Quote all of the data exactly as given. Skip every picture it contains.

## Dataset excerpt
◇ ◇ ◇ ◇

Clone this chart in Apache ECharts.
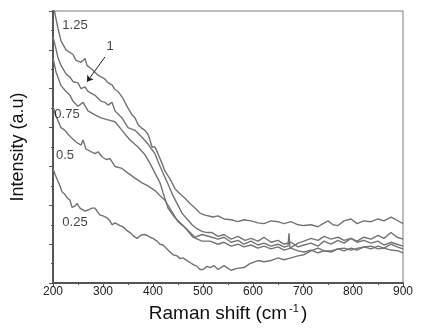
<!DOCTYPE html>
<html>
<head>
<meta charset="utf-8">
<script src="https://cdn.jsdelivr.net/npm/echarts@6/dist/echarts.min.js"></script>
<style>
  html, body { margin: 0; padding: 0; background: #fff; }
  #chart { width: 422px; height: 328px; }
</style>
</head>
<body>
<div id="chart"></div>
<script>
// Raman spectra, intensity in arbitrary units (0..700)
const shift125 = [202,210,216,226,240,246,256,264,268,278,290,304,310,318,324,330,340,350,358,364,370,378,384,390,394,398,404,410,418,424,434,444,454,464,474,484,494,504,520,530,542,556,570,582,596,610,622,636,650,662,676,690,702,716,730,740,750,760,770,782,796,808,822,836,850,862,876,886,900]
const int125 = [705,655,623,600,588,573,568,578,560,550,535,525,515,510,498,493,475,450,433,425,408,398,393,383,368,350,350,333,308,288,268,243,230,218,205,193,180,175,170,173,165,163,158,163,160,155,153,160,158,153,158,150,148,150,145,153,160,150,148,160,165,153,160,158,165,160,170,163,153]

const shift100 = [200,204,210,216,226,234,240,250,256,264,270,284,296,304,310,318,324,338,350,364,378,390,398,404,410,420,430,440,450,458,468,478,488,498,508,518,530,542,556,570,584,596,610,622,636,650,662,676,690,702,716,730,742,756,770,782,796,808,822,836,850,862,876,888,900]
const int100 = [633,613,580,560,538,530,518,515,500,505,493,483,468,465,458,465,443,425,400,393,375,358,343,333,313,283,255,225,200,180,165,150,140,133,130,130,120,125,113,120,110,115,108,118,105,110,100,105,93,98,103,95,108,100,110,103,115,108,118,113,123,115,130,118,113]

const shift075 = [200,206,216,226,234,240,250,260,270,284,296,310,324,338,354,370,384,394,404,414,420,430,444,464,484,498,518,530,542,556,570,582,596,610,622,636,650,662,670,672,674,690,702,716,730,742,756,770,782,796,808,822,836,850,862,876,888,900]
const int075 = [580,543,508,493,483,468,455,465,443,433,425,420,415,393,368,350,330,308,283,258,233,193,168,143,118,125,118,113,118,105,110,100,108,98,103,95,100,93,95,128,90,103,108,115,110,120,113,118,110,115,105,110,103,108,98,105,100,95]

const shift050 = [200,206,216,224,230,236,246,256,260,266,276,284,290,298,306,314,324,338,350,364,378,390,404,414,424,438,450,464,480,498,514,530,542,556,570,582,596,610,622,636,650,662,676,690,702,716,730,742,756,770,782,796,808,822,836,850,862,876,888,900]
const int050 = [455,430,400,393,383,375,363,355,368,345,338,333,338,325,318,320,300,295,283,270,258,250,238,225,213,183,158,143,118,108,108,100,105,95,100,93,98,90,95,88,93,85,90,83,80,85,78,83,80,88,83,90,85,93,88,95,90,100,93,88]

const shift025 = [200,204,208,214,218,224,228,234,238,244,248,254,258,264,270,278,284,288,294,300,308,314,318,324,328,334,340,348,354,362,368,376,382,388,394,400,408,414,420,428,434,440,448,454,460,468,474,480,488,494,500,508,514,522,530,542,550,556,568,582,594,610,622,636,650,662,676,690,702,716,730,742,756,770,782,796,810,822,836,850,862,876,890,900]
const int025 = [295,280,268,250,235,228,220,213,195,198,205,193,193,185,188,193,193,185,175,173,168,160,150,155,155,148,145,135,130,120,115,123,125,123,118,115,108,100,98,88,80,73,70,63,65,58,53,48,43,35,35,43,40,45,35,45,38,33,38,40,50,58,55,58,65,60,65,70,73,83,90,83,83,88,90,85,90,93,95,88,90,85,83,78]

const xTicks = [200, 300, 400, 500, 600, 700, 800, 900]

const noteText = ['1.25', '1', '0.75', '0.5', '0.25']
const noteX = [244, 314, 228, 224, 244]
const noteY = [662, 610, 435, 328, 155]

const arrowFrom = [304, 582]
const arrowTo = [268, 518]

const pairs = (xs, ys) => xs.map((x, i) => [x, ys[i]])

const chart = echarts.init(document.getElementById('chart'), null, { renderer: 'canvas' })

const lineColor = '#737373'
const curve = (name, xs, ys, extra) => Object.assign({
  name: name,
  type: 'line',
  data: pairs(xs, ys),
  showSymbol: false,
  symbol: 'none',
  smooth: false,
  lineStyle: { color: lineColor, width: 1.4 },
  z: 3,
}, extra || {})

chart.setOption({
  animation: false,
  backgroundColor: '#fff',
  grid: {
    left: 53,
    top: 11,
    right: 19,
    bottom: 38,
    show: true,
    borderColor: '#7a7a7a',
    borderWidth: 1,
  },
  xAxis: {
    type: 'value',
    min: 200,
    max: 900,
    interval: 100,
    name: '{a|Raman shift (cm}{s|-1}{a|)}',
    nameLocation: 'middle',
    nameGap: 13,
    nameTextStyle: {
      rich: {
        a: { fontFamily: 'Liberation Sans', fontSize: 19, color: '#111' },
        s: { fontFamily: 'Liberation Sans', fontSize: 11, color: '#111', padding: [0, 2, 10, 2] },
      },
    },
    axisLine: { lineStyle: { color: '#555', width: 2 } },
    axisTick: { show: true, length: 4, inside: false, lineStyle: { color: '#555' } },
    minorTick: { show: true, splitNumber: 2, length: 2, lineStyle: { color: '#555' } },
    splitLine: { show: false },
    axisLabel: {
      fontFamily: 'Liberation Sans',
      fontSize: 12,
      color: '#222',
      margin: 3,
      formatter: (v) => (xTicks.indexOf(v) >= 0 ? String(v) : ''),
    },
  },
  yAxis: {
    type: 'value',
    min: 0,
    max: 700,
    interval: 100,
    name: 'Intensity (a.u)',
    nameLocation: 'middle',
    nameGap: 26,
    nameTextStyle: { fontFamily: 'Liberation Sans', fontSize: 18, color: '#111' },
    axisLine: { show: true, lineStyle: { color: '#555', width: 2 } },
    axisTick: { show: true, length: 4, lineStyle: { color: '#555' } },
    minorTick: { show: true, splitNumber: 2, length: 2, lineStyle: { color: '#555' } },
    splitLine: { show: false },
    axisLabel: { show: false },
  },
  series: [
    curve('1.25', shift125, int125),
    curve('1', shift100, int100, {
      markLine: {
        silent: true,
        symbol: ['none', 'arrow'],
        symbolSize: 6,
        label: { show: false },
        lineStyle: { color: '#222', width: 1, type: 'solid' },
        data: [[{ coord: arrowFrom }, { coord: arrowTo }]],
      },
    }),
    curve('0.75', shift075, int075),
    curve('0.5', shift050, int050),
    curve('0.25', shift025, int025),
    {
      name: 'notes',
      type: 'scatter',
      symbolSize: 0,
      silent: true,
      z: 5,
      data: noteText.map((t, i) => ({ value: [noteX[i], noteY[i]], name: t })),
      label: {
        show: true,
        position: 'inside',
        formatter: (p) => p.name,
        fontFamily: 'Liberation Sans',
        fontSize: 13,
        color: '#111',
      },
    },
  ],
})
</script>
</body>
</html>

◇ ◇ ◇ ◇

## In response
Clone this chart in Apache ECharts.
<!DOCTYPE html>
<html>
<head>
<meta charset="utf-8">
<script src="https://cdn.jsdelivr.net/npm/echarts@6/dist/echarts.min.js"></script>
<style>
  html, body { margin: 0; padding: 0; background: #fff; }
  #chart { width: 422px; height: 328px; }
</style>
</head>
<body>
<div id="chart"></div>
<script>
// Raman spectra, intensity in arbitrary units (0..700)
const shift125 = [202,210,216,226,240,246,256,264,268,278,290,304,310,318,324,330,340,350,358,364,370,378,384,390,394,398,404,410,418,424,434,444,454,464,474,484,494,504,520,530,542,556,570,582,596,610,622,636,650,662,676,690,702,716,730,740,750,760,770,782,796,808,822,836,850,862,876,886,900]
const int125 = [705,655,623,600,588,573,568,578,560,550,535,525,515,510,498,493,475,450,433,425,408,398,393,383,368,350,350,333,308,288,268,243,230,218,205,193,180,175,170,173,165,163,158,163,160,155,153,160,158,153,158,150,148,150,145,153,160,150,148,160,165,153,160,158,165,160,170,163,153]

const shift100 = [200,204,210,216,226,234,240,250,256,264,270,284,296,304,310,318,324,338,350,364,378,390,398,404,410,420,430,440,450,458,468,478,488,498,508,518,530,542,556,570,584,596,610,622,636,650,662,676,690,702,716,730,742,756,770,782,796,808,822,836,850,862,876,888,900]
const int100 = [633,613,580,560,538,530,518,515,500,505,493,483,468,465,458,465,443,425,400,393,375,358,343,333,313,283,255,225,200,180,165,150,140,133,130,130,120,125,113,120,110,115,108,118,105,110,100,105,93,98,103,95,108,100,110,103,115,108,118,113,123,115,130,118,113]

const shift075 = [200,206,216,226,234,240,250,260,270,284,296,310,324,338,354,370,384,394,404,414,420,430,444,464,484,498,518,530,542,556,570,582,596,610,622,636,650,662,670,672,674,690,702,716,730,742,756,770,782,796,808,822,836,850,862,876,888,900]
const int075 = [580,543,508,493,483,468,455,465,443,433,425,420,415,393,368,350,330,308,283,258,233,193,168,143,118,125,118,113,118,105,110,100,108,98,103,95,100,93,95,128,90,103,108,115,110,120,113,118,110,115,105,110,103,108,98,105,100,95]

const shift050 = [200,206,216,224,230,236,246,256,260,266,276,284,290,298,306,314,324,338,350,364,378,390,404,414,424,438,450,464,480,498,514,530,542,556,570,582,596,610,622,636,650,662,676,690,702,716,730,742,756,770,782,796,808,822,836,850,862,876,888,900]
const int050 = [455,430,400,393,383,375,363,355,368,345,338,333,338,325,318,320,300,295,283,270,258,250,238,225,213,183,158,143,118,108,108,100,105,95,100,93,98,90,95,88,93,85,90,83,80,85,78,83,80,88,83,90,85,93,88,95,90,100,93,88]

const shift025 = [200,204,208,214,218,224,228,234,238,244,248,254,258,264,270,278,284,288,294,300,308,314,318,324,328,334,340,348,354,362,368,376,382,388,394,400,408,414,420,428,434,440,448,454,460,468,474,480,488,494,500,508,514,522,530,542,550,556,568,582,594,610,622,636,650,662,676,690,702,716,730,742,756,770,782,796,810,822,836,850,862,876,890,900]
const int025 = [295,280,268,250,235,228,220,213,195,198,205,193,193,185,188,193,193,185,175,173,168,160,150,155,155,148,145,135,130,120,115,123,125,123,118,115,108,100,98,88,80,73,70,63,65,58,53,48,43,35,35,43,40,45,35,45,38,33,38,40,50,58,55,58,65,60,65,70,73,83,90,83,83,88,90,85,90,93,95,88,90,85,83,78]

const xTicks = [200, 300, 400, 500, 600, 700, 800, 900]

const noteText = ['1.25', '1', '0.75', '0.5', '0.25']
const noteX = [244, 314, 228, 224, 244]
const noteY = [662, 610, 435, 328, 155]

const arrowFrom = [304, 582]
const arrowTo = [268, 518]

const pairs = (xs, ys) => xs.map((x, i) => [x, ys[i]])

const chart = echarts.init(document.getElementById('chart'), null, { renderer: 'canvas' })

const lineColor = '#737373'
const curve = (name, xs, ys, extra) => Object.assign({
  name: name,
  type: 'line',
  data: pairs(xs, ys),
  showSymbol: false,
  symbol: 'none',
  smooth: false,
  lineStyle: { color: lineColor, width: 1.4 },
  z: 3,
}, extra || {})

chart.setOption({
  animation: false,
  backgroundColor: '#fff',
  grid: {
    left: 53,
    top: 11,
    right: 19,
    bottom: 38,
    show: true,
    borderColor: '#7a7a7a',
    borderWidth: 1,
  },
  xAxis: {
    type: 'value',
    min: 200,
    max: 900,
    interval: 100,
    name: '{a|Raman shift (cm}{s|-1}{a|)}',
    nameLocation: 'middle',
    nameGap: 13,
    nameTextStyle: {
      rich: {
        a: { fontFamily: 'Liberation Sans', fontSize: 19, color: '#111' },
        s: { fontFamily: 'Liberation Sans', fontSize: 11, color: '#111', padding: [0, 2, 10, 2] },
      },
    },
    axisLine: { lineStyle: { color: '#555', width: 2 } },
    axisTick: { show: true, length: 4, inside: false, lineStyle: { color: '#555' } },
    minorTick: { show: true, splitNumber: 2, length: 2, lineStyle: { color: '#555' } },
    splitLine: { show: false },
    axisLabel: {
      fontFamily: 'Liberation Sans',
      fontSize: 12,
      color: '#222',
      margin: 3,
      formatter: (v) => (xTicks.indexOf(v) >= 0 ? String(v) : ''),
    },
  },
  yAxis: {
    type: 'value',
    min: 0,
    max: 700,
    interval: 100,
    name: 'Intensity (a.u)',
    nameLocation: 'middle',
    nameGap: 26,
    nameTextStyle: { fontFamily: 'Liberation Sans', fontSize: 18, color: '#111' },
    axisLine: { show: true, lineStyle: { color: '#555', width: 2 } },
    axisTick: { show: true, length: 4, lineStyle: { color: '#555' } },
    minorTick: { show: true, splitNumber: 2, length: 2, lineStyle: { color: '#555' } },
    splitLine: { show: false },
    axisLabel: { show: false },
  },
  series: [
    curve('1.25', shift125, int125),
    curve('1', shift100, int100, {
      markLine: {
        silent: true,
        symbol: ['none', 'arrow'],
        symbolSize: 6,
        label: { show: false },
        lineStyle: { color: '#222', width: 1, type: 'solid' },
        data: [[{ coord: arrowFrom }, { coord: arrowTo }]],
      },
    }),
    curve('0.75', shift075, int075),
    curve('0.5', shift050, int050),
    curve('0.25', shift025, int025),
    {
      name: 'notes',
      type: 'scatter',
      symbolSize: 0,
      silent: true,
      z: 5,
      data: noteText.map((t, i) => ({ value: [noteX[i], noteY[i]], name: t })),
      label: {
        show: true,
        position: 'inside',
        formatter: (p) => p.name,
        fontFamily: 'Liberation Sans',
        fontSize: 13,
        color: '#111',
      },
    },
  ],
})
</script>
</body>
</html>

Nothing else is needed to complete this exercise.